4. Performance Benchmarking and Generalizability
BIRD provides two evaluation metrics:
- Full Sequence Accuracy (FSA): Proportion of test samples with a completely correct predicted event sequence.
- Step Level Accuracy (SLA): Fraction of correctly predicted actions within a sequence.
Empirical results indicate that end-to-end convolutional and relational networks (e.g., ResNet-50, PSPNet, Relational Networks) achieve modest FSA (typically 30–35%), due in part to the high-dimensional output space and failure to reliably model causal transitions. In contrast, the modular two-stage pipeline—especially employing ILP for sequencing—attains 100% FSA and SLA in the oracle perception scenario.
A critical property of BIRD is its design for evaluating inductive generalizability: systems must generate correct event sequences longer than those encountered during training. Two-stage approaches with explicit logical reasoning (ILP) maintain robust performance as required sequence length increases, while end-to-end models do not extrapolate well beyond the training distribution.
5. Application and Reuse Beyond Synthetic Data
An advantage of the structured arrangement and color abstractions in BIRD is the ability to transfer learned sequencing modules to other domains. Experiments involving Mask-RCNN object detectors confirm that natural images, when processed into BIRD’s abstract state representations, are amenable to the same sequencing algorithms. Improved accuracy in both FSA and SLA substantiates the utility and flexibility of BIRD-aligned reasoning pipelines across visual complexity gradients.

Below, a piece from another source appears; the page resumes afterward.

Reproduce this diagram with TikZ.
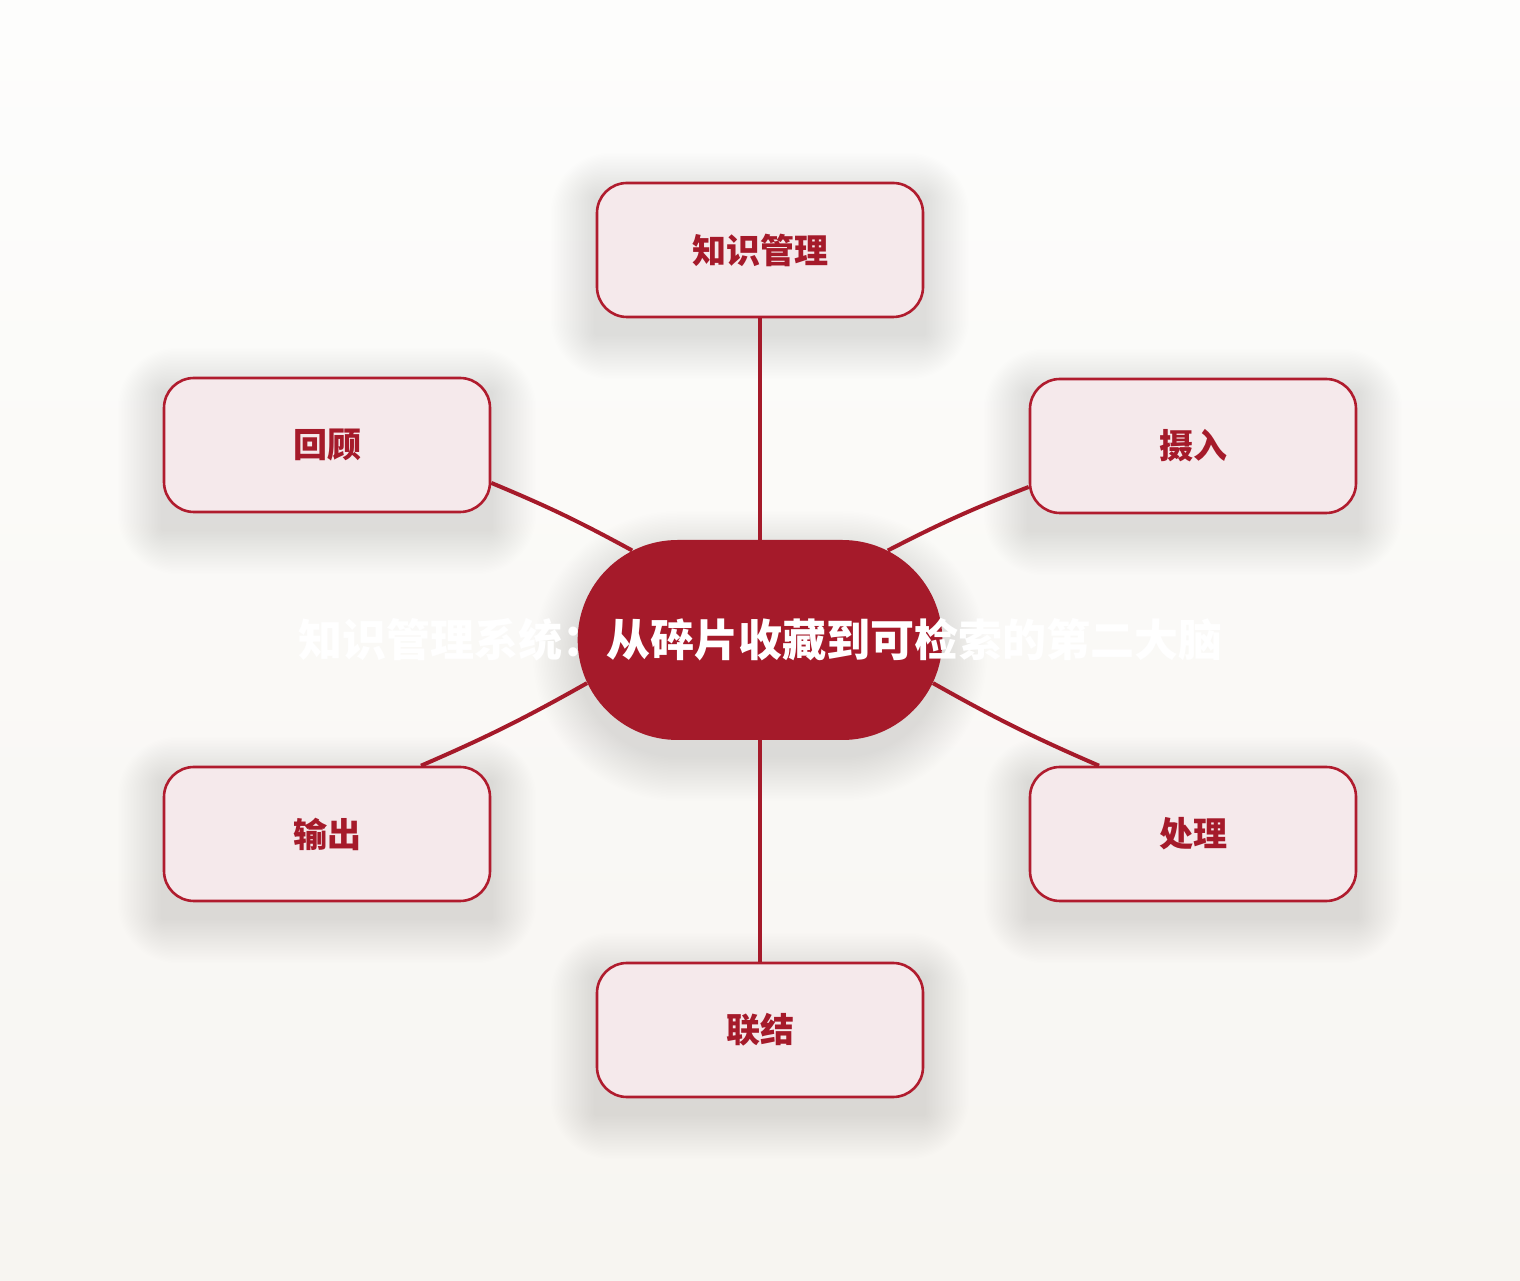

Moreover, the sequencing challenge in BIRD reflects demands found in robotics (manipulation, rearrangement planning) and cognitive science (event causality modeling), where learning and reasoning must interplay seamlessly.
6. Implications for Future Benchmarks and Extensions
Future directions for BIRD include:
- Relaxing the current constraints to allow larger numbers of blocks, richer block characteristics, and a wider variety of permissible actions, thereby expanding the diversity of event sequences.
- Further exploration of hybrid reasoning pipelines that blend deep learning and formal logic, especially in the context of environments with less regular structure than grid worlds.
- Investigating real-world applications such as robotic planning, complex scene understanding, and interactive AI systems requiring robust action sequence inference.
A plausible implication is that datasets like BIRD, which require modular perception-reasoning decompositions and provide exhaustive event sequence annotations, will influence the design of next-generation neural-symbolic learning and planning systems.
7. Significance in the Context of Symbolic and Neural Reasoning
BIRD establishes a standard for IES at the intersection of computer vision, classical planning, and logical reasoning. Through its emphasis on:
- Realistic visual input and unconstrained spatial arrangements,
- Exhaustive labeling of minimal action sequences,
- Explicit support for causal and temporal abstraction,
- Rigorous benchmarking of modular and end-to-end methods,
BIRD reveals key limitations of monolithic end-to-end systems, underscores the strengths of modular approaches (especially logic-informed learners), and operationalizes the concept of inductive generalizability. Its design principles and challenges are increasingly reflected in more recent planning and reasoning benchmarks, such as multi-step reasoning tasks addressed using Monte Carlo Tree Search–based methods (Gao et al., 2 Oct 2024), indicating its enduring relevance for research in interpretable and effective reasoning from real-world visual data (Gokhale et al., 2019).